The confidence of 1950’s America manifested itself in the new consumerism that saw even the lowliest of citizens acquiring white goods and aspiring to car and television ownership. Chrome, steal and reinforced concrete became the very stuff of a bright shiny and thrusting nation, a land of freeways, drive-in cinemas, motels and skyscrapers. Scientific endeavour promised constant advancement from domestic appliances to outer-space. For an insight into this heady world one need only look at the figures that featured on the cover of Time Magazine, as well as the politicians and world statesmen, one finds captains of industry, inventors and scientists. These figures were often captured in a bold, sometimes surreal representational form by a Ukranian-born emigre called Boris Artzybasheff (1899 – 1965) The confidence of post-war America was portrayed in a manner that exuded dynamism, material advancement and self confidence. Artzybasheff’s artistry embodied a land eager to push boundaries with barely a glance back at the world that had gone before. His own penniless arrival in the New World from the turmoil and horrors of Revolutionary Russia was similar to the tale of countless thousands who had sought sanctuary and a better life across the Atlantic. His new home afforded him an opportunity to experience America’s twentieth century progress firsthand; he witnessed the country’s journey from the era of Prohibition and the Wall Street Crash, to that of the Great Depression, Roosevelt’s New Deal, and the approach of the Second World War. World War Two allowed America to seize the moral high grown, a position it is sought to occupy ever since.

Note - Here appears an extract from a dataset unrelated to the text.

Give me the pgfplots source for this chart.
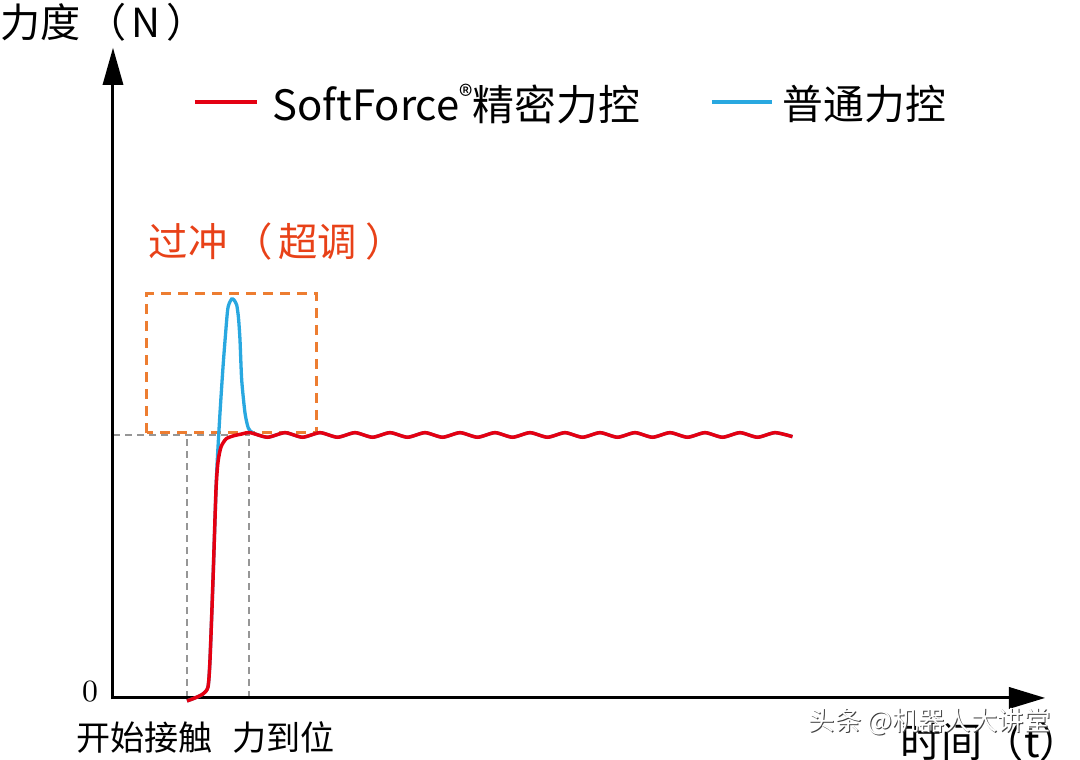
\documentclass[border=0pt]{standalone}
\usepackage{pgfplots}
\pgfplotsset{compat=1.18}
\usepackage{fontspec}
\newfontfamily\cjk{Noto Sans CJK SC}
\definecolor{cred}{RGB}{228,0,18}
\definecolor{cblue}{RGB}{41,168,224}
\definecolor{corange}{RGB}{237,125,49}
\definecolor{ctitle}{RGB}{232,65,24}
\definecolor{cgray}{RGB}{150,150,150}
\begin{document}
\begin{tikzpicture}
\begin{axis}[scale only axis, width=10.8cm, height=7.6cm,
  xmin=-113, xmax=967, ymin=-62, ymax=698, hide axis, clip=false]
% guide lines
\draw[cgray, line width=0.012cm, dash pattern=on 0.07cm off 0.05cm] (axis cs:0,263) -- (axis cs:137,263);
\draw[cgray, line width=0.012cm, dash pattern=on 0.07cm off 0.05cm] (axis cs:74,0) -- (axis cs:74,263);
\draw[cgray, line width=0.012cm, dash pattern=on 0.07cm off 0.05cm] (axis cs:136,0) -- (axis cs:136,263);
% overshoot box
\draw[corange, line width=0.03cm, dash pattern=on 0.1cm off 0.07cm] (axis cs:34,265) rectangle (axis cs:204,404);
% axes
\draw[black, line width=0.03cm] (axis cs:0,-1.5) -- (axis cs:0,615);
\draw[black, line width=0.03cm] (axis cs:-1.5,0) -- (axis cs:898,0);
\fill[black] (axis cs:-10.5,613) -- (axis cs:10.5,613) -- (axis cs:0,650) -- cycle;
\fill[black] (axis cs:896,-11) -- (axis cs:896,11) -- (axis cs:932,0) -- cycle;
% blue curve
\addplot[cblue, line width=0.033cm, smooth, tension=0.4] coordinates {
(74,-3) (82,0) (90,4) (95,11) (97,38) (100,118) (103,208) (104.3,238) (107,285) (110.3,335)
(114.3,385) (116,394) (118.7,399) (121,398) (123.7,393) (125.5,380) (127,358) (128.7,318)
(132,285) (135.3,270) (140,265) (154.5,260.7) (172,265.3) (189.5,260.7) (207,265.3)
(224.5,260.7) (242,265.3) (259.5,260.7) (277,265.3) (294.5,260.7) (312,265.3) (329.5,260.7)
(347,265.3) (364.5,260.7) (382,265.3) (399.5,260.7) (417,265.3) (434.5,260.7) (452,265.3)
(469.5,260.7) (487,265.3) (504.5,260.7) (522,265.3) (539.5,260.7) (557,265.3) (574.5,260.7)
(592,265.3) (609.5,260.7) (627,265.3) (644.5,260.7) (662,265.3) (679.5,261.3)
};
% red curve
\addplot[cred, line width=0.035cm, smooth, tension=0.4] coordinates {
(74,-3) (82,0) (90,4) (95,11) (97,38) (100,118) (103,208) (105,236) (108,251) (113,259)
(120,262) (128,263.8) (137,265.3) (154.5,260.7) (172,265.3) (189.5,260.7) (207,265.3)
(224.5,260.7) (242,265.3) (259.5,260.7) (277,265.3) (294.5,260.7) (312,265.3) (329.5,260.7)
(347,265.3) (364.5,260.7) (382,265.3) (399.5,260.7) (417,265.3) (434.5,260.7) (452,265.3)
(469.5,260.7) (487,265.3) (504.5,260.7) (522,265.3) (539.5,260.7) (557,265.3) (574.5,260.7)
(592,265.3) (609.5,260.7) (627,265.3) (644.5,260.7) (662,265.3) (679.5,261.3)
};
% legend
\draw[cred, line width=0.035cm] (axis cs:82,596) -- (axis cs:144,596);
\node[anchor=west, inner sep=0pt] at (axis cs:159,594) {\cjk\fontsize{11.9pt}{14pt}\selectfont SoftForce\raisebox{0.35em}{\fontsize{8pt}{9pt}\selectfont ®}精密力控};
\draw[cblue, line width=0.035cm] (axis cs:599,596) -- (axis cs:659,596);
\node[anchor=west, inner sep=0pt] at (axis cs:669,594) {\cjk\fontsize{11.6pt}{14pt}\selectfont 普通力控};
% texts
\node[anchor=west, inner sep=0pt] at (axis cs:-113,676) {\cjk\fontsize{11.4pt}{14pt}\selectfont 力度\kern0.15em（\kern0.12em N\kern0.15em）};
\node[anchor=west, inner sep=0pt, text=ctitle] at (axis cs:35,456) {\cjk\fontsize{11.2pt}{14pt}\selectfont 过冲\kern0.15em（\kern0.15em 超调\kern0.2em）};
\node[inner sep=0pt] at (axis cs:-23,6) {\fontsize{8.8pt}{10pt}\selectfont 0};
\node[anchor=west, inner sep=0pt] at (axis cs:-37,-40) {\cjk\fontsize{9.7pt}{12pt}\selectfont 开始接触};
\node[anchor=west, inner sep=0pt] at (axis cs:119,-40) {\cjk\fontsize{9.7pt}{12pt}\selectfont 力到位};
\node[anchor=west, inner sep=0pt] at (axis cs:787,-44) {\cjk\fontsize{11.7pt}{14pt}\selectfont 时间（t）};
% watermark
\node[anchor=west, inner sep=0pt, text=black!75] at (axis cs:696,-25) {\cjk\fontsize{7.5pt}{9pt}\selectfont 头条 @机器人大讲堂};
\node[anchor=west, inner sep=0pt, text=white] at (axis cs:695,-24) {\cjk\fontsize{7.5pt}{9pt}\selectfont 头条 @机器人大讲堂};
\end{axis}
\pgfresetboundingbox
\path[use as bounding box] (current axis.south west) rectangle (current axis.north east);
\end{tikzpicture}
\end{document}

Those seeking to elucidate something of America’s self image during the heady years after 1945 would do well to explore the work of Artzybasheff, in many ways far more telling of the country’s mindset than the speeches and communications of the likes of John Foster Dulles or Dean Acheson. Whilst scholars debate the impact of Cold War politics and MacCathyism none I expect would turn to Artzybasheff’s illustrations and his seminal work As I See (1954) to gain an understanding of the nation’s psychoses. Scholars would do well to beat a path to Syracuse University to delve into the Artzbasheff archive and also pore over his advertisements and magazine covers that speak far more powerfully of America than Henry Kissinger’s magnus opus Diplomacy As in the case of all imperial powers, and the Pax America was an empire in all but name, it is essential that historians look beyond its physical manifestations and monuments to personal pre-occupations and aspirations rather than public policy and pronouncements.
Any imperial ideal or otherwise has to be believed in if it is to survive and be sustained. For most of the Twentieth Century Americans have rightly taken pride in what they have constructed, built largely on the virtues and values enshrined in the Constitution and the solid foundations laid down by its Founding Fathers. In ploughing its own furrow America has opened up new areas of endeavour and consequently been a fertile soil for those eager to maximise their potential. Its plurality has ensured that the country has exerted a magnetic pull on those seeking intellectual freedom and an environment that champions entrepreneurship and liberalism. Like the early days of Ancient Rome it is evident that the America has endeavoured to build its greatness on core ideological values which in turn have worked alongside commerce and military might. Rome knew its worth and standing in the ancient world and the USA has felt confident of its place for much of the last century. The Stars and Stripes connotes so much; a land of liberty, opportunity, prosperity and sadly at times insensitivity. Policy makers and the mainstream media inevitably view the world beyond through an American prism, this filters out much that may be unpalatable and distorts the reality. Drive past any American Embassy abroad and what do you see, vast buildings lacking subtlety or reference to the vernacular architecture, appearing to stake claim, an exercise in power akin to the Roman garrison in Jerusalem in 70 AD. Such buildings do a grave disservice to America, not least because they appear arrogant and unfeeling. Anyone who has seen the US Embassy in Amman (Jordan) or Dhaka (Bangladesh) will know exactly what feelings such structures generate in the local populace, sadly not admiration, but smouldering resentment and sometimes hatred. Embassies by their very nature are there to serve their nationals and help foster cordial relations, not to put peoples’ backs up and confirm prejudices.
In the post 9/11 world America like Rome in its latter days seems far less sure of itself. The world beyond appears a dark forbidding place. Just as the deep forests of Germania were an unnerving prospect to Rome’s legions, now much of the globe seems just as threatening. The America that Artzybasheff captured so beautifully appears to be on the wane, some of the old certainties are gone and with them the inner belief. The Declinists would have us believe America is done for. China and others as they awake from their slumber have the financial clout and military muscle to cause seismic realignments. There are very real signs of change from the leaders in South America dubbed “the New Bolivarians” by Oliver Stone in his documentary South of the Border to the fact that even the British are no longer willing to genuflect at the mere mention of the American President or Secretary of State. Just as Bob Dylan’s The Times They Are a Changin managed to capture the mood of the US civil right movement and those agitating against involvement in Vietnam, all who care about what America has stood for are aware that it must return to its founding principles if it is to sustain itself in the future. It will inevitably have to accept that in many areas it will no longer be the world leader, but can still be a force for good and a place of inspiration.
History cannot provide us with the answers to the challenges that America requires for the age of readjustment, but can at least provide some useful warnings. Imperial Rome declined not because of external threats (although they certainly existed), but because it stopped believing in the imperial ideal. The Declinists and other merchants of doom constantly talk of the end of American economic and military power, but never talk of the ideal. America remains a powerhouse of intellectual dynamism, one that attracts the finest brains from across the globe. Commentators and pundits alike would do well to ask what it is that drew the likes of Boris Artzybasheff and millions of others to America and allowed them to forge successful careers.